Neither would I be reminded on seeing the Orangerie that I haven’t been back since renovation to visit the wonderful oval rooms with Monet’s waterlilies (shame on me). I wouldn’t see the seagulls calling and screeching over the fountain. I wouldn’t have that stunning view of the Louvre spread out before me as I power walk my way back. I’d miss the man who hires out the sail boats pushing his boat-laden trolley home at the end of the day.

 I wouldn’t see the lovers kissing on benches (they don’t have cold ears) or the foreign tourists having their cheese and wine picnics (and ignoring the cold). I wouldn’t see Henry (and not the more strait-laced Thomas) Moore’s Reclining Figure at the foot of the Orangerie or the 18 Maillol statues down the other end. I would miss the open-mouthed fish at the bottom of the lamp posts next to the Decorative Arts Museum. Not to mention the giant monkey leaning out the window!

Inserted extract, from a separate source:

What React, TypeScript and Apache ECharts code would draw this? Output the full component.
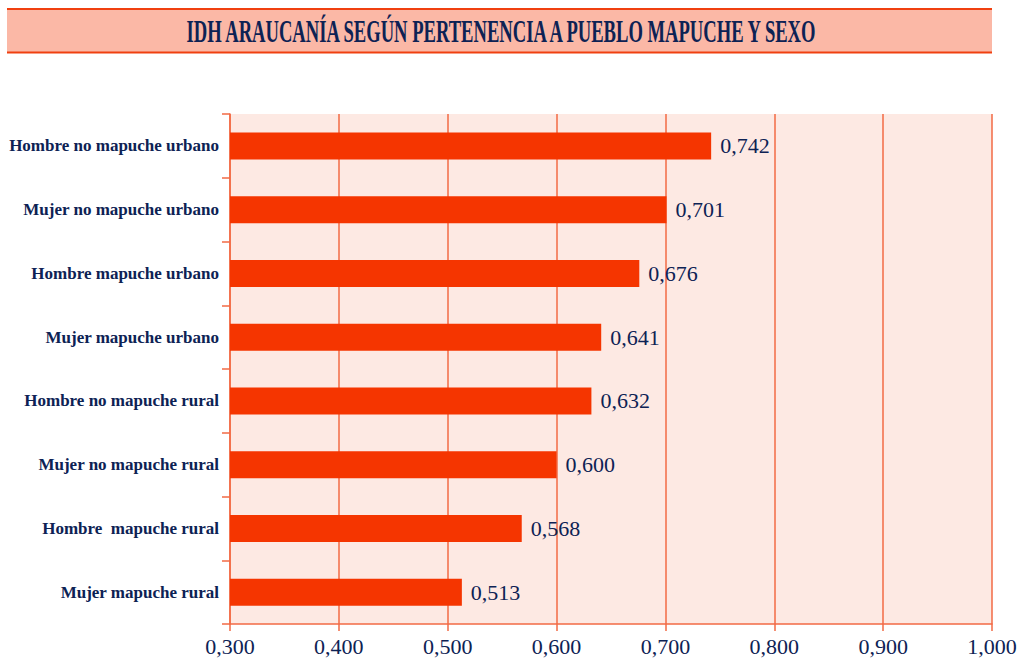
import React, { useEffect, useRef } from "react";
import * as echarts from "echarts";

const categories = [
  "Hombre no mapuche urbano",
  "Mujer no mapuche urbano",
  "Hombre mapuche urbano",
  "Mujer mapuche urbano",
  "Hombre no mapuche rural",
  "Mujer no mapuche rural",
  "Hombre  mapuche rural",
  "Mujer mapuche rural",
];
const values = [0.742, 0.701, 0.676, 0.641, 0.632, 0.6, 0.568, 0.513];
const titleText = "IDH ARAUCANÍA SEGÚN PERTENENCIA A PUEBLO MAPUCHE Y SEXO";

const NAVY = "#0D2254";
const ORANGE = "#F26A45";
const fmt = (v: number) => v.toFixed(3).replace(".", ",");

export default function App() {
  const ref = useRef<HTMLDivElement>(null);
  useEffect(() => {
    const chart = echarts.init(ref.current!, null, { renderer: "svg" });
    chart.setOption({
      animation: false,
      backgroundColor: "#FFFFFF",
      graphic: [
        {
          type: "rect",
          shape: { x: 7, y: 9, width: 985, height: 44 },
          style: { fill: "#FBB8A6", stroke: null },
        },
        {
          type: "line",
          shape: { x1: 7, y1: 9, x2: 992, y2: 9 },
          style: { stroke: "#F04010", lineWidth: 2 },
        },
        {
          type: "line",
          shape: { x1: 7, y1: 52.5, x2: 992, y2: 52.5 },
          style: { stroke: "#F04010", lineWidth: 2 },
        },
        {
          type: "text",
          x: 501,
          y: 32,
          scaleX: 0.6,
          style: {
            text: titleText,
            fill: NAVY,
            font: "bold 31px 'Liberation Serif'",
            textAlign: "center",
            textVerticalAlign: "middle",
          },
        },
      ],
      grid: {
        left: 230,
        right: 25,
        top: 114,
        bottom: 39,
        show: true,
        backgroundColor: "#FDE9E3",
        borderWidth: 0,
        outerBoundsMode: "none",
        containLabel: false,
      },
      xAxis: {
        type: "value",
        min: 0.3,
        max: 1.0,
        interval: 0.1,
        axisLine: { show: true, lineStyle: { color: ORANGE, width: 1.5 } },
        axisTick: { show: true, length: 7, lineStyle: { color: ORANGE, width: 1.5 } },
        splitLine: { show: true, lineStyle: { color: ORANGE, width: 1.5 } },
        axisLabel: {
          formatter: (v: number) => fmt(v),
          color: NAVY,
          fontFamily: "Liberation Serif",
          fontSize: 22,
          margin: 11,
        },
      },
      yAxis: {
        type: "category",
        inverse: true,
        data: categories,
        axisLine: { show: true, lineStyle: { color: ORANGE, width: 1.5 } },
        axisTick: { show: true, length: 8, lineStyle: { color: ORANGE, width: 1.5 } },
        axisLabel: {
          color: NAVY,
          fontFamily: "Liberation Serif",
          fontWeight: "bold",
          fontSize: 17,
          margin: 11,
        },
      },
      series: [
        {
          type: "bar",
          data: values,
          barWidth: 27,
          itemStyle: { color: "#F53500" },
          label: {
            show: true,
            position: "right",
            distance: 9,
            formatter: (p: any) => fmt(p.value),
            color: NAVY,
            fontFamily: "Liberation Serif",
            fontSize: 22,
          },
        },
      ],
    });
    return () => chart.dispose();
  }, []);
  return (
    <div
      ref={ref}
      style={{ position: "fixed", left: 0, top: 0, width: 1017, height: 663 }}
    />
  );
}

I wouldn’t be treated to the welcoming smell of roast chestnuts as I come out onto Rue de Rivoli. Neither would I go past the Comédie Française where Molière died in his chair or see the Night Revellers’ Kiosk. I wouldn’t see all the kids playing among the Buren columns and proudly wearing their crowns (they had the galette des rois today). I wouldn’t see all the people crowded into Miss Bibi’s tiny jewellery shop nor would I have the pleasure of feeling my ears get warmer as I walk up the stairs to my apartment.

But, more than anything else, I might forget just how lucky I am to actually live in the Palais Royal, right in the centre of the City of Light!